BIKING AROUND WINTER PARK
Winter Park has over 600 miles of trails to explore that range in difficulty, scenic views, and distance. Before you head out, make sure to check your maps, pack plenty of water and review these local mountain biking tips!
There are tons of great resources for trail information in the area that gets updated frequently. When you’re on the trail, we recommend using COTREX (a mobile and desktop application for a statewide comprehensive and interactive trail map), but don’t rely on this alone since lots of trails will not have great cell service!

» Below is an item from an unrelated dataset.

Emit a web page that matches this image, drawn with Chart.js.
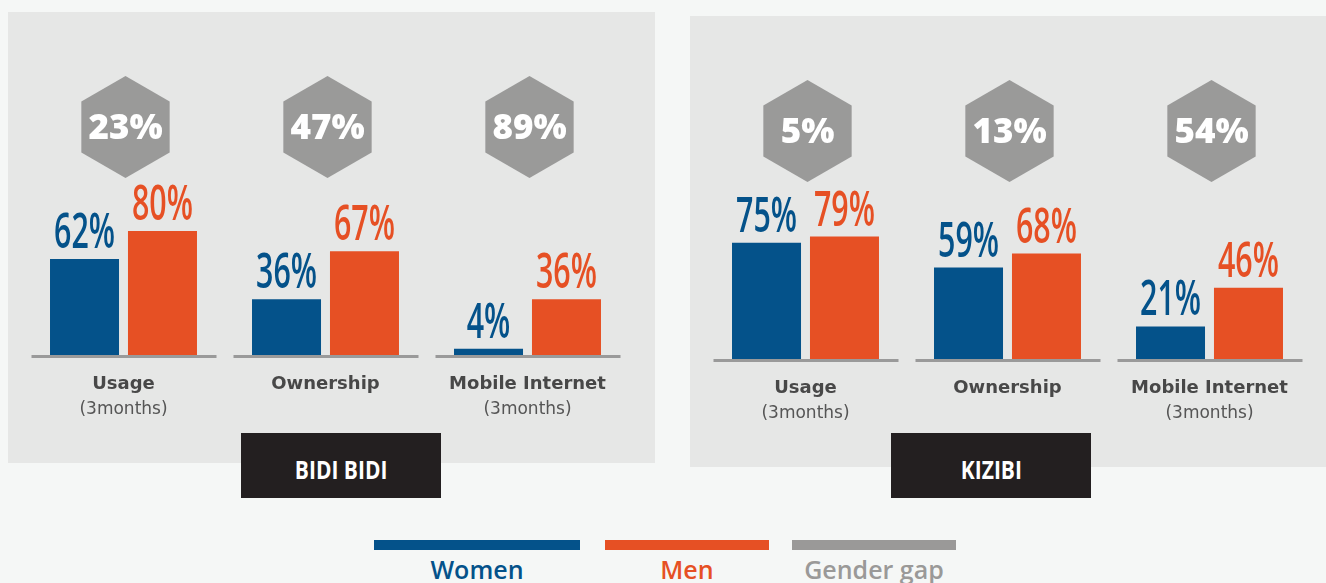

Another app our staff uses, and loves is MTB Project- download it now and start researching trails before you arrive!
The Winter Park Information Center, just up the street from us has lots of maps available in hard copy and does a great job of posting updates about road and trail closures.
July 18, 2022 - USA Cycling Mountain Bike National Championships
July 23 - Outside Events Cycling Series-Crooked Gravel | Sunrise to Sunset
HIKING AROUND WINTER PARK
With hundreds of trails to explore, Winter Park and the surrounding areas has a hike for everyone! Whether you’re looking for an easy day hike, a rugged overnight backpacking trip, a scenic trek to a waterfall or a picturesque journey amongst the wildflowers you’ll be able to find just what you’re looking for!

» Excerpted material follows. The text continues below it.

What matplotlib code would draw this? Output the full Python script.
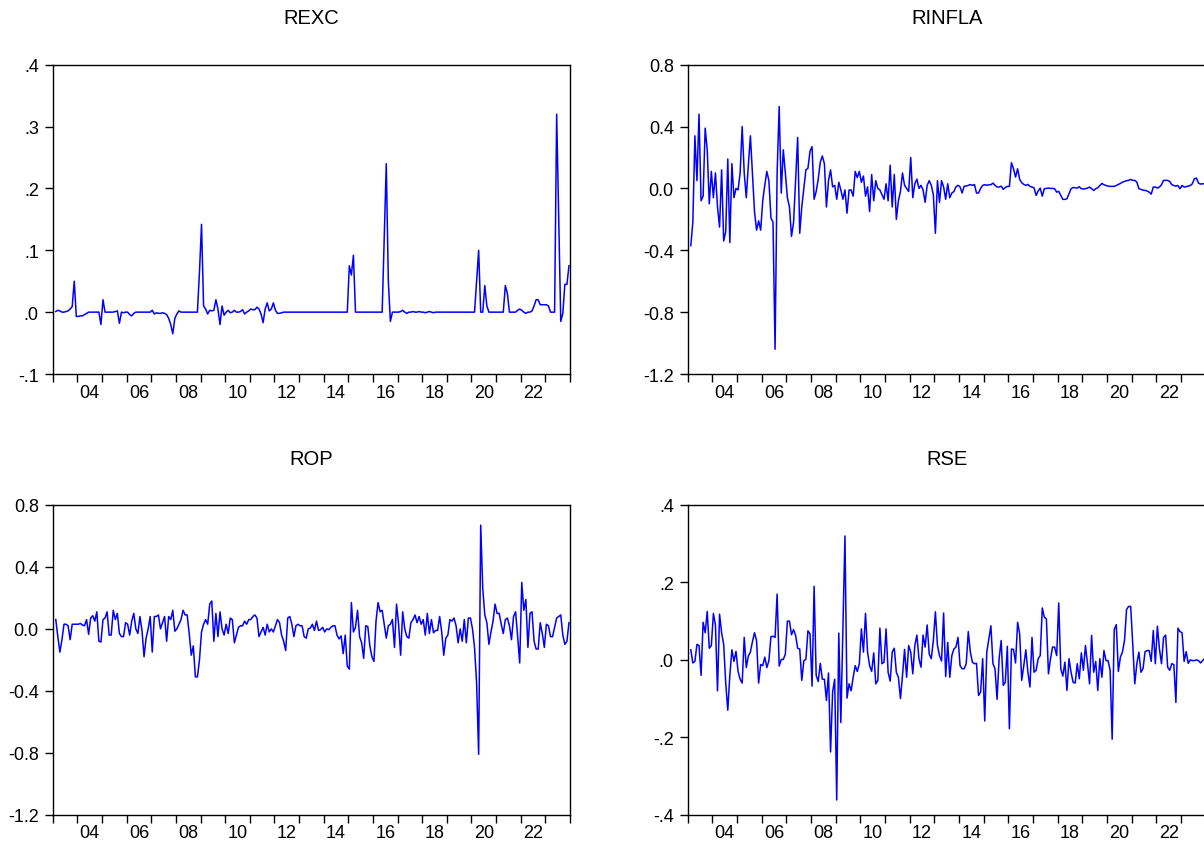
import numpy as np
import pandas as pd
import matplotlib
matplotlib.use('Agg')
import matplotlib.pyplot as plt

plt.rcParams['font.family'] = ['Liberation Sans', 'DejaVu Sans']

# monthly observations, 2003M02 - 2023M12 (one line per year)
months = pd.period_range('2003-02', '2023-12', freq='M')

rexc = [
    0.001, 0.003, 0.002, 0.0, 0.0, 0.001, 0.002, 0.005, 0.009, 0.05, -0.007,
    -0.007, -0.006, -0.006, -0.004, -0.002, 0.0, 0.0, 0.0, 0.0, 0.0, 0.0, -0.02,
    0.02, 0.0, 0.0, 0.0, 0.0, 0.0, 0.001, 0.002, -0.018, 0.0, -0.001, 0.0,
    0.0, -0.004, -0.006, -0.002, 0.0, 0.0, 0.0, 0.0, 0.0, 0.0, 0.0, 0.0,
    0.003, -0.003, -0.001, -0.002, -0.002, -0.001, -0.002, -0.004, -0.01, -0.02, -0.035, -0.01,
    -0.003, 0.002, 0.0, 0.0, 0.0, 0.0, 0.0, 0.0, 0.0, 0.0, 0.0, 0.065,
    0.142, 0.01, 0.005, -0.003, 0.003, 0.002, 0.003, 0.02, 0.005, -0.02, 0.01, -0.005,
    0.0, 0.003, -0.001, 0.0, 0.003, 0.0, 0.0, 0.001, 0.004, -0.003, 0.0, 0.002,
    0.005, 0.004, 0.004, 0.008, 0.005, -0.003, -0.017, 0.005, 0.015, 0.002, 0.005, 0.015,
    0.003, -0.002, -0.002, -0.001, 0.0, 0.0, 0.0, 0.0, 0.0, 0.0, 0.0, 0.0,
    0.0, 0.0, 0.0, 0.0, 0.0, 0.0, 0.0, 0.0, 0.0, 0.0, 0.0, 0.0,
    0.0, 0.0, 0.0, 0.0, 0.0, 0.0, 0.0, 0.0, 0.0, 0.0, 0.0, 0.0,
    0.075, 0.06, 0.092, 0.0, 0.0, 0.0, 0.0, 0.0, 0.0, 0.0, 0.0, 0.0,
    0.0, 0.0, 0.0, 0.0, 0.0, 0.12, 0.24, 0.05, -0.015, 0.0, 0.0, 0.0,
    0.0, 0.001, 0.003, 0.0, -0.002, 0.0, 0.0, 0.001, 0.0, 0.0, 0.001, 0.0,
    0.0, -0.001, 0.0, 0.001, 0.0, -0.001, 0.0, 0.0, 0.0, 0.0, 0.0, 0.0,
    0.0, 0.0, 0.0, 0.0, 0.0, 0.0, 0.0, 0.0, 0.0, 0.0, 0.0, 0.0,
    0.0, 0.0, 0.05, 0.1, 0.0, 0.0, 0.043, 0.01, 0.0, 0.0, 0.0, 0.0,
    0.0, 0.0, 0.0, 0.0, 0.043, 0.03, 0.0, 0.0, 0.0, 0.0, 0.003, 0.005,
    0.003, 0.0, -0.002, 0.0, 0.0, 0.002, 0.01, 0.02, 0.02, 0.012, 0.012, 0.012,
    0.012, 0.01, 0.0, 0.0, 0.0, 0.32, 0.15, -0.015, -0.002, 0.045, 0.045, 0.075,
]

rinfla = [
    -0.37, -0.22, 0.34, 0.05, 0.48, -0.08, -0.05, 0.39, 0.25, -0.10, 0.11,
    -0.06, 0.10, -0.12, -0.25, 0.12, -0.34, -0.28, 0.19, -0.35, 0.16, -0.06, 0.0,
    -0.01, 0.10, 0.40, 0.10, -0.06, 0.15, 0.34, 0.10, -0.15, -0.27, -0.21, -0.27,
    -0.08, 0.02, 0.11, 0.05, -0.19, -0.22, -1.04, 0.10, 0.53, -0.03, 0.25, 0.10,
    -0.06, -0.12, -0.31, -0.22, 0.05, 0.33, -0.29, -0.12, 0.0, 0.12, 0.13, 0.24,
    0.27, -0.07, -0.02, 0.06, 0.17, 0.21, 0.16, -0.12, 0.05, 0.12, 0.01, 0.02,
    -0.07, 0.04, -0.01, -0.07, -0.01, -0.16, -0.01, -0.01, -0.05, 0.11, 0.07, 0.11,
    0.04, 0.08, -0.05, 0.01, -0.15, 0.09, -0.08, 0.05, 0.0, -0.01, -0.04, -0.07,
    0.03, -0.08, 0.15, -0.12, 0.09, -0.20, -0.08, -0.02, 0.10, 0.02, 0.0, -0.02,
    0.20, -0.06, 0.03, 0.06, 0.0, 0.02, -0.01, -0.09, 0.02, 0.05, 0.02, -0.04,
    -0.29, 0.05, -0.09, 0.05, 0.01, -0.07, 0.03, -0.06, -0.03, -0.02, 0.01, 0.02,
    0.01, -0.03, 0.015, 0.015, 0.02, 0.025, 0.02, 0.025, -0.03, -0.03, 0.0, 0.02,
    0.024, 0.02, 0.024, 0.024, 0.034, 0.02, 0.009, 0.009, 0.015, -0.006, 0.006, 0.013,
    0.013, 0.166, 0.127, 0.073, 0.127, 0.058, 0.037, 0.026, 0.019, 0.026, 0.013, 0.009,
    0.004, -0.045, -0.017, 0.002, -0.05, -0.002, 0.0, 0.002, 0.0, 0.0, -0.002, -0.024,
    -0.019, -0.045, -0.071, -0.071, -0.067, -0.034, -0.002, 0.006, 0.004, 0.002, 0.011, -0.002,
    -0.004, -0.002, 0.002, 0.009, -0.002, -0.013, -0.002, 0.004, 0.019, 0.032, 0.024, 0.019,
    0.015, 0.013, 0.013, 0.013, 0.019, 0.026, 0.032, 0.041, 0.045, 0.05, 0.052, 0.058,
    0.052, 0.052, 0.041, -0.002, -0.006, -0.011, -0.013, -0.017, -0.024, -0.037, 0.009, 0.009,
    0.002, 0.009, 0.024, 0.052, 0.052, 0.052, 0.045, 0.024, 0.019, 0.015, 0.019, -0.002,
    0.019, 0.009, 0.011, 0.015, 0.019, 0.03, 0.063, 0.067, 0.034, 0.028, 0.03, 0.03,
]

rop = [
    0.06, -0.05, -0.15, -0.07, 0.03, 0.03, 0.02, -0.07, 0.03, 0.03, 0.03,
    0.03, 0.035, 0.025, 0.02, 0.06, -0.035, 0.07, 0.085, 0.05, 0.11, -0.08, -0.085,
    0.06, 0.07, 0.11, -0.04, -0.04, 0.12, 0.06, 0.10, -0.03, -0.05, -0.05, 0.04,
    0.03, -0.04, 0.05, 0.10, 0.0, -0.03, 0.08, -0.01, -0.18, -0.06, 0.0, 0.08,
    -0.15, 0.08, 0.08, 0.09, 0.0, 0.04, 0.08, -0.08, 0.08, 0.06, 0.12, -0.015,
    0.0, 0.03, 0.06, 0.12, 0.09, 0.09, -0.03, -0.17, -0.11, -0.31, -0.31, -0.20,
    -0.02, 0.03, 0.06, 0.03, 0.16, 0.18, -0.08, 0.10, -0.05, 0.11, 0.0, -0.04,
    0.03, -0.03, 0.07, 0.06, -0.09, -0.04, 0.01, 0.02, 0.02, 0.05, 0.03, 0.06,
    0.06, 0.08, 0.09, 0.07, -0.05, -0.02, 0.01, -0.04, 0.03, -0.02, 0.0, -0.02,
    0.02, 0.06, 0.04, -0.04, -0.08, -0.14, 0.07, 0.08, 0.03, -0.05, 0.02, 0.03,
    0.02, 0.02, -0.05, -0.06, 0.0, 0.005, 0.03, -0.01, 0.05, -0.01, -0.005, 0.01,
    -0.02, 0.0, -0.005, 0.01, 0.02, 0.02, -0.04, -0.065, -0.045, -0.16, -0.04, -0.24,
    -0.26, 0.17, -0.02, 0.01, 0.12, -0.05, -0.09, -0.19, 0.02, 0.015, -0.11, -0.18,
    -0.21, 0.05, 0.17, 0.11, 0.12, 0.03, -0.06, 0.02, 0.03, 0.06, -0.12, 0.16,
    0.03, -0.17, 0.11, 0.0, -0.05, -0.06, 0.04, 0.06, 0.09, 0.04, 0.08, 0.03,
    0.06, -0.04, 0.10, -0.03, 0.06, -0.025, -0.01, -0.01, 0.08, -0.02, -0.17, -0.06,
    -0.04, 0.06, 0.05, 0.07, 0.02, -0.09, 0.0, -0.08, 0.06, -0.09, 0.07, 0.07,
    0.0, -0.12, -0.35, -0.81, 0.67, 0.26, 0.09, 0.04, -0.10, -0.02, 0.05, 0.16,
    0.10, 0.10, 0.03, -0.03, 0.06, 0.07, 0.02, -0.07, 0.08, 0.11, -0.05, -0.22,
    0.30, 0.12, 0.19, -0.12, 0.10, 0.11, -0.08, -0.13, -0.13, 0.04, -0.03, -0.12,
    0.03, 0.02, -0.05, -0.05, 0.01, 0.07, 0.08, 0.09, -0.04, -0.10, -0.08, 0.04,
]

rse = [
    0.026, -0.008, -0.004, 0.04, 0.037, -0.04, 0.097, 0.07, 0.125, 0.03, 0.037,
    0.12, 0.09, -0.08, 0.118, 0.07, 0.04, -0.06, -0.13, -0.04, 0.026, -0.004, 0.022,
    -0.03, -0.05, -0.06, 0.058, -0.02, 0.01, 0.02, 0.047, 0.07, 0.05, -0.06, -0.012,
    -0.015, 0.007, -0.02, -0.002, 0.06, 0.061, 0.058, 0.17, -0.016, 0.001, 0.001, 0.015,
    0.10, 0.10, 0.065, 0.078, 0.063, 0.03, 0.028, -0.053, -0.002, 0.001, 0.075, 0.067,
    -0.068, 0.19, -0.04, -0.056, -0.009, -0.05, -0.05, -0.105, -0.034, -0.238, -0.083, -0.05,
    -0.362, 0.069, -0.162, 0.075, 0.32, -0.099, -0.062, -0.08, -0.045, -0.015, -0.03, -0.01,
    0.08, 0.02, 0.12, 0.02, -0.015, -0.03, 0.018, -0.062, -0.053, 0.082, -0.01, -0.006,
    0.08, -0.032, -0.055, 0.02, 0.03, -0.032, -0.045, -0.10, -0.04, 0.027, -0.045, 0.037,
    0.02, -0.036, 0.037, 0.064, 0.003, -0.019, 0.064, 0.033, 0.09, 0.015, 0.003, 0.05,
    0.124, 0.037, 0.011, -0.003, 0.121, -0.043, 0.045, -0.045, 0.011, 0.028, 0.033, 0.058,
    -0.015, -0.023, -0.023, -0.01, 0.073, 0.02, -0.006, -0.01, -0.009, -0.092, -0.083, 0.003,
    -0.158, 0.02, 0.054, 0.088, -0.01, -0.023, -0.102, 0.003, 0.05, -0.066, -0.058, 0.035,
    -0.178, 0.028, 0.027, -0.008, 0.097, 0.067, -0.053, -0.015, 0.026, -0.032, -0.07, 0.058,
    -0.032, -0.027, 0.003, 0.011, 0.134, 0.11, 0.106, -0.036, 0.003, 0.033, 0.033, 0.011,
    0.147, -0.023, -0.042, -0.006, -0.079, 0.003, -0.032, -0.058, -0.06, -0.01, -0.049, 0.018,
    -0.027, 0.037, -0.01, -0.062, 0.063, -0.032, -0.004, -0.079, 0.003, -0.045, 0.024, -0.002,
    -0.002, -0.027, -0.205, 0.078, 0.091, -0.03, 0.007, 0.02, 0.05, 0.13, 0.138, 0.138,
    0.041, -0.062, -0.01, 0.02, -0.032, -0.023, 0.021, 0.024, 0.024, -0.004, 0.076, -0.01,
    0.087, 0.028, -0.01, 0.058, 0.064, -0.019, -0.027, -0.01, -0.012, -0.11, 0.082, 0.073,
    0.07, -0.004, 0.021, -0.009, 0.0, -0.002, -0.002, 0.0, -0.002, -0.008, -0.002, 0.004,
]

titles = ['REXC', 'RINFLA', 'ROP', 'RSE']
yticks_1 = [-0.1, 0.0, 0.1, 0.2, 0.3, 0.4]
ylabels_1 = ['-.1', '.0', '.1', '.2', '.3', '.4']
yticks_2 = [-1.2, -0.8, -0.4, 0.0, 0.4, 0.8]
ylabels_2 = ['-1.2', '-0.8', '-0.4', '0.0', '0.4', '0.8']
yticks_4 = [-0.4, -0.2, 0.0, 0.2, 0.4]
ylabels_4 = ['-.4', '-.2', '.0', '.2', '.4']
xlabels = ['04', '06', '08', '10', '12', '14', '16', '18', '20', '22']

# decimal year at the middle of each month
t = np.asarray(months.year + (months.month - 0.5) / 12.0, dtype=float)

fig = plt.figure(figsize=(12.04, 8.45), dpi=100)

W, H = 1204.0, 845.0


def panel(x0, x1, ytop, ybot, y, title, yticks, ylabels, title_y):
    ax = fig.add_axes([x0 / W, 1 - ybot / H, (x1 - x0) / W, (ybot - ytop) / H])
    ax.plot(t, y, color='#0000ff', lw=1.1)
    ax.set_xlim(2003, 2024)
    ax.set_ylim(yticks[0], yticks[-1])
    ax.set_yticks(yticks)
    ax.set_yticklabels(ylabels)
    ax.set_xticks(np.arange(2003, 2025))
    ax.set_xticklabels([])
    ax.set_xticks(np.arange(2004, 2023, 2) + 0.5, minor=True)
    ax.set_xticklabels(xlabels, minor=True)
    ax.tick_params(axis='x', which='major', length=6, width=1.0, direction='out')
    ax.tick_params(axis='x', which='minor', length=0, pad=7, labelsize=13)
    ax.tick_params(axis='y', length=6, width=1.0, pad=4, labelsize=13)
    for s in ax.spines.values():
        s.set_linewidth(1.0)
    fig.text((x0 + x1) / 2 / W, 1 - title_y / H, title,
             ha='center', va='center', fontsize=14.5)
    return ax


panel(52.7, 570.0, 65.7, 375.0, rexc, titles[0], yticks_1, ylabels_1, 18)
panel(687.7, 1205.7, 65.7, 375.0, rinfla, titles[1], yticks_2, ylabels_2, 18)
panel(52.7, 570.0, 506.0, 815.7, rop, titles[2], yticks_2, ylabels_2, 460)
panel(687.7, 1205.7, 506.0, 815.7, rse, titles[3], yticks_4, ylabels_4, 460)

fig.savefig('out.png', dpi=100)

Here are a few of our staff favorites!
- Favorite Hike to a lake - Strawberry Lake Hike
- Favorite Waterfall Hike – Cascade Falls Trail
- Favorite Wildflower Hike – Butler Gulch Trail
For updates on trail status, use COTREX (a mobile and desktop application for a statewide comprehensive and interactive trail map) to always have your maps with you. Stop by the Information Center in downtown Winter Park for hard-copy maps or Download the Trail Map here!
5 important things to remember hiking & biking at high elevation!
The town of Winter Park sits at an elevation of 9121 feet above sea level and it can often catch people off guard if you aren’t prepared for the effects and environment at high altitude
1. Less Oxygen at High Elevations
The high Rockies of Colorado is an explorer’s wonderland – but activities at high altitude has significant effects on the human body and mind. Once you reach around 7,000 feet above sea level, the atmospheric pressure and percentage of oxygen starts to decrease at a rapid pace, so it is much harder to breath. High Altitude is considered 4,900 – 11,500 feet above sea level.
2. The Higher You Go, The More Intense the Environment
With the thin air comes a lack of moisture, so hiking at high elevation can be rough on the skin. Make sure to drink extra water, wear extra sunscreen and lip balm, and wear proper clothing with enough coverage including hats and sunglasses. It’s OK to move at a slower pace, find a rhythm, take breaks as needed, and breath deeply.
3. Consider the Weather
Summer weather in Colorado mountains can change drastically in a matter of hours, sometimes minutes! Rain, hail, strong wind, and even snow are a real possibility when you’re hiking above eight or nine thousand feet in elevation. Always pack extra clothes and layers!
4. Above the Treeline
The scenery changes continually the higher you climb. When you get above “treeline”, the terrain becomes much more rugged, so appropriate hiking boots with proper ankle support is a must. The trail can be easy to lose and strong winds can pick up extremely quickly. The lack of trees means little-to-no protection when bad weather occurs – so if a thunder or lightning storm hits, head back down the mountain!
5. Altitude Sickness is Real
Altitude sickness can occur when one does not give the body adequate time to acclimate to the environment, the change in air pressure, and the lack of oxygen. This happens when you climb to high elevations too quickly. Everyone is different, and it can happen to anyone, even if you have spent a lot of time at high altitudes before without a problem.
Symptoms of altitude sickness can include nausea, headache, lack of hunger or thirst, lack of coordination, difficult breathing, confusion, and vomiting. If you notice these warning signs early on, you can prevent altitude sickness. The only real way to treat altitude sickness is to get to a lower elevation, rest (reduce exertion), hydrate, and eat.